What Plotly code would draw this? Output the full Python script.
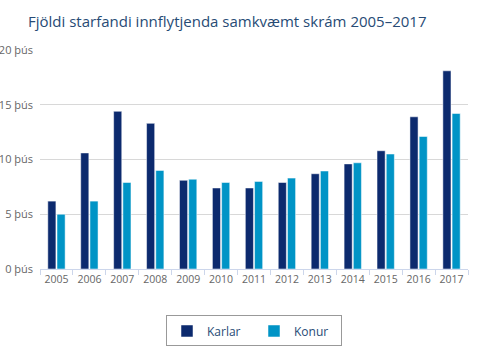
import plotly.graph_objects as go

years = ["2005", "2006", "2007", "2008", "2009", "2010", "2011", "2012", "2013", "2014", "2015", "2016", "2017"]
karlar = [6.2, 10.6, 14.4, 13.3, 8.1, 7.4, 7.4, 7.9, 8.7, 9.6, 10.8, 13.9, 18.1]
konur = [5.0, 6.2, 7.9, 9.0, 8.2, 7.9, 8.0, 8.3, 8.95, 9.7, 10.5, 12.1, 14.2]
y_ticks = [0, 5, 10, 15, 20]
y_labels = ["0 þús", "5 þús", "10 þús", "15 þús", "20 þús"]

fig = go.Figure()
fig.add_bar(x=years, y=karlar, name="Karlar", marker=dict(color="#0c2a6e", line=dict(color="white", width=0.5)))
fig.add_bar(x=years, y=konur, name="Konur", marker=dict(color="#0094c6", line=dict(color="white", width=0.5)))

fig.update_layout(
    width=500, height=349,
    margin=dict(l=40, r=32, t=50, b=80, autoexpand=False),
    paper_bgcolor="white", plot_bgcolor="white",
    font=dict(family="Open Sans", size=11, color="#666666"),
    title=dict(text="Fjöldi starfandi innflytjenda samkvæmt skrám 2005–2017",
               x=28/500, xanchor="left", y=1-22/349, yanchor="middle",
               font=dict(size=15, color="#274b75")),
    barmode="group", bargap=0.44, bargroupgap=0.12,
    showlegend=True,
    legend=dict(orientation="h", x=0.5, xanchor="center", y=-0.283, yanchor="middle",
                bordercolor="#999999", borderwidth=1, font=dict(size=12, color="#274b75"),
                itemwidth=30, entrywidth=42, entrywidthmode="pixels", tracegroupgap=0),
)
fig.update_xaxes(showline=True, linecolor="#ccd6eb", linewidth=1, ticks="outside",
                 tickson="boundaries", tickcolor="#ccd6eb", ticklen=5, showgrid=False,
                 tickangle=0, automargin=False,
                 tickfont=dict(size=10.5, color="#666666"))
fig.update_yaxes(range=[0, 20], tickvals=y_ticks, ticktext=y_labels, showgrid=True,
                 gridcolor="#d8d8d8", gridwidth=1, zeroline=False, showline=False,
                 automargin=False,
                 ticks="", ticklabelstandoff=6, tickfont=dict(size=11, color="#666666"))

fig.write_html("out.html")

+ + +

### [WHAT YOU NEED TO DO]
Each line of the data should be quoted exactly, with pictures left out.

### [THE RESPONSE]
What Plotly code would draw this? Output the full Python script.
import plotly.graph_objects as go

years = ["2005", "2006", "2007", "2008", "2009", "2010", "2011", "2012", "2013", "2014", "2015", "2016", "2017"]
karlar = [6.2, 10.6, 14.4, 13.3, 8.1, 7.4, 7.4, 7.9, 8.7, 9.6, 10.8, 13.9, 18.1]
konur = [5.0, 6.2, 7.9, 9.0, 8.2, 7.9, 8.0, 8.3, 8.95, 9.7, 10.5, 12.1, 14.2]
y_ticks = [0, 5, 10, 15, 20]
y_labels = ["0 þús", "5 þús", "10 þús", "15 þús", "20 þús"]

fig = go.Figure()
fig.add_bar(x=years, y=karlar, name="Karlar", marker=dict(color="#0c2a6e", line=dict(color="white", width=0.5)))
fig.add_bar(x=years, y=konur, name="Konur", marker=dict(color="#0094c6", line=dict(color="white", width=0.5)))

fig.update_layout(
    width=500, height=349,
    margin=dict(l=40, r=32, t=50, b=80, autoexpand=False),
    paper_bgcolor="white", plot_bgcolor="white",
    font=dict(family="Open Sans", size=11, color="#666666"),
    title=dict(text="Fjöldi starfandi innflytjenda samkvæmt skrám 2005–2017",
               x=28/500, xanchor="left", y=1-22/349, yanchor="middle",
               font=dict(size=15, color="#274b75")),
    barmode="group", bargap=0.44, bargroupgap=0.12,
    showlegend=True,
    legend=dict(orientation="h", x=0.5, xanchor="center", y=-0.283, yanchor="middle",
                bordercolor="#999999", borderwidth=1, font=dict(size=12, color="#274b75"),
                itemwidth=30, entrywidth=42, entrywidthmode="pixels", tracegroupgap=0),
)
fig.update_xaxes(showline=True, linecolor="#ccd6eb", linewidth=1, ticks="outside",
                 tickson="boundaries", tickcolor="#ccd6eb", ticklen=5, showgrid=False,
                 tickangle=0, automargin=False,
                 tickfont=dict(size=10.5, color="#666666"))
fig.update_yaxes(range=[0, 20], tickvals=y_ticks, ticktext=y_labels, showgrid=True,
                 gridcolor="#d8d8d8", gridwidth=1, zeroline=False, showline=False,
                 automargin=False,
                 ticks="", ticklabelstandoff=6, tickfont=dict(size=11, color="#666666"))

fig.write_html("out.html")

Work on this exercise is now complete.